I CAN’T TAKE IT ANYMORE
Here is someone who spent the Vietnam war in the safe confines of a university dormitory denouncing America’s political and military elites as a bunch of cowards. This is not unexpected in a world where that other famous Vietnam era peacenik, William Jefferson Clinton, is now known as one of the most warlike presidents in American history. But it does raise the question: Are we to be spared nothing?
UNLEARNING THE LESSON
The lessons of Vietnam, if they were ever learned, have been rather conspicuously unlearned by the very “boomers” who once sought to instruct us all in the basics of geopolitical morality.

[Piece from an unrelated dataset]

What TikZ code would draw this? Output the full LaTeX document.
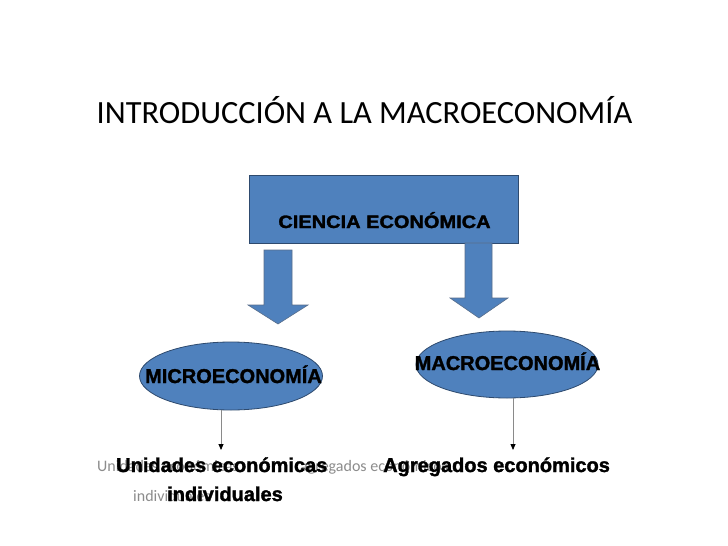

Now they posture as the crusaders of a new globalist dispensation, messianic prophets of “humanitarian” interventionism. But nothing has really changed: the new act is not all that different from the old. Only the cast of characters has changed. Instead of LBJ agonizing over whether to endanger a single American life in a cause not easily understood or justified, we have Clinton (and Gitlin) glibly rationalizing the relentless bombardment of one of the oldest cities in Europe as a “humanitarian” act. It has been twenty-five years since the fall of Saigon and the end of the Vietnam war – but the way some are talking, and acting, it may as well be 2,500 years.